WHAT YOU WILL DO:
Do any lines in the data below contain "document"? If so, copy every one of them.

DATASET EXCERPT:
▬▬▬▬▬▬▬▬▬▬

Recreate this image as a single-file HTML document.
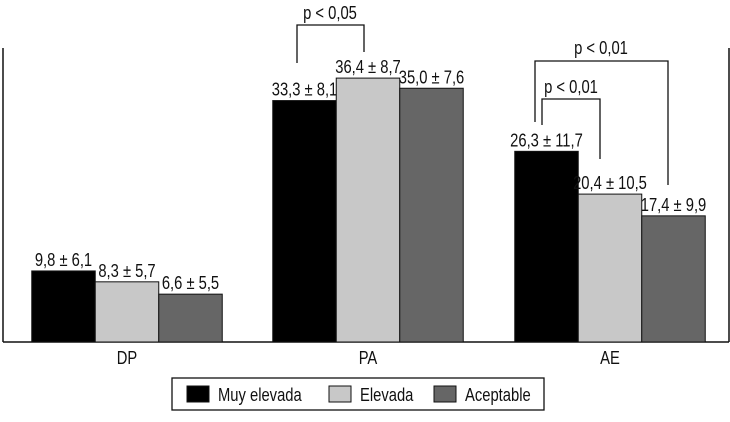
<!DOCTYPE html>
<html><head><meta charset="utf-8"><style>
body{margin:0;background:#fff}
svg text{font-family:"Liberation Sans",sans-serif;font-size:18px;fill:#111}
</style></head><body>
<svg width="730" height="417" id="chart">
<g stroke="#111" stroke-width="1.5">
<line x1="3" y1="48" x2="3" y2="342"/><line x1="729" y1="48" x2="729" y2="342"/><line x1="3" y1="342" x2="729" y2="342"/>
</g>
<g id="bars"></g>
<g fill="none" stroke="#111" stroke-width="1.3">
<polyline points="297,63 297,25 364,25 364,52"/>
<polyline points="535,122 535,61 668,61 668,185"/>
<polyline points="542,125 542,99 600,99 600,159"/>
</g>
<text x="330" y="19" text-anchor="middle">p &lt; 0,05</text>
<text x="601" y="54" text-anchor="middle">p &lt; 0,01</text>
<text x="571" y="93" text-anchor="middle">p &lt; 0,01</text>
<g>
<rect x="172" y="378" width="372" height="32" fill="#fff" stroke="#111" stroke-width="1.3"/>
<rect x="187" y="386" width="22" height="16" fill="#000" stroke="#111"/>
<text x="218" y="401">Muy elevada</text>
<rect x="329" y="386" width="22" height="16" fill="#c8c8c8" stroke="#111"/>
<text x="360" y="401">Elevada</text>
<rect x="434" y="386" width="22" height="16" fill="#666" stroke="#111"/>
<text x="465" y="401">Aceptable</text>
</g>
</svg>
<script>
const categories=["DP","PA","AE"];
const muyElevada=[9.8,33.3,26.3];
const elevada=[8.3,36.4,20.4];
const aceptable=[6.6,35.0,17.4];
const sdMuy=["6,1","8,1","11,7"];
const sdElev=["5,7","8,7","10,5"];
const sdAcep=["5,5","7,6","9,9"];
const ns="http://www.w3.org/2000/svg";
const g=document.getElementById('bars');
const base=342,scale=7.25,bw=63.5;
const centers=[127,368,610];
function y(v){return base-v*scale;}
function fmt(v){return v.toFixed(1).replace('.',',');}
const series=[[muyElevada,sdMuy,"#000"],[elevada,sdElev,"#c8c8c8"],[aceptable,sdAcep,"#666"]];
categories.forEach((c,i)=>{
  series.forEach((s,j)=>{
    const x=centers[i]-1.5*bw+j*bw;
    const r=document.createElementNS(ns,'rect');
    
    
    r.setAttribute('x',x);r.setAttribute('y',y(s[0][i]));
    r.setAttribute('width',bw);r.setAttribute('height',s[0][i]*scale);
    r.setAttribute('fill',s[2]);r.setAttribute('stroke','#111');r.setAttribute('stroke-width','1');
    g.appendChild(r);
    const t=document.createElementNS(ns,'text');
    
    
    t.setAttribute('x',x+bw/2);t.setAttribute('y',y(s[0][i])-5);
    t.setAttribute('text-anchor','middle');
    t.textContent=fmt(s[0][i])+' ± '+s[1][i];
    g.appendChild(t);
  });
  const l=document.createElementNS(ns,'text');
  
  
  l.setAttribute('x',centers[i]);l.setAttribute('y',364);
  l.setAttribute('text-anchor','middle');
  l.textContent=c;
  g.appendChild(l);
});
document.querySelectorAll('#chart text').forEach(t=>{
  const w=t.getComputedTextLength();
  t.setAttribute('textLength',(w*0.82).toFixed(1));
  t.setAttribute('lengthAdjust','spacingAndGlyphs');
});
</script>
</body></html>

▬▬▬▬▬▬▬▬▬▬

EXPECTED ANSWER:
Recreate this image as a single-file HTML document.
const g=document.getElementById('bars');
    const r=document.createElementNS(ns,'rect');
    const t=document.createElementNS(ns,'text');
  const l=document.createElementNS(ns,'text');
document.querySelectorAll('#chart text').forEach(t=>{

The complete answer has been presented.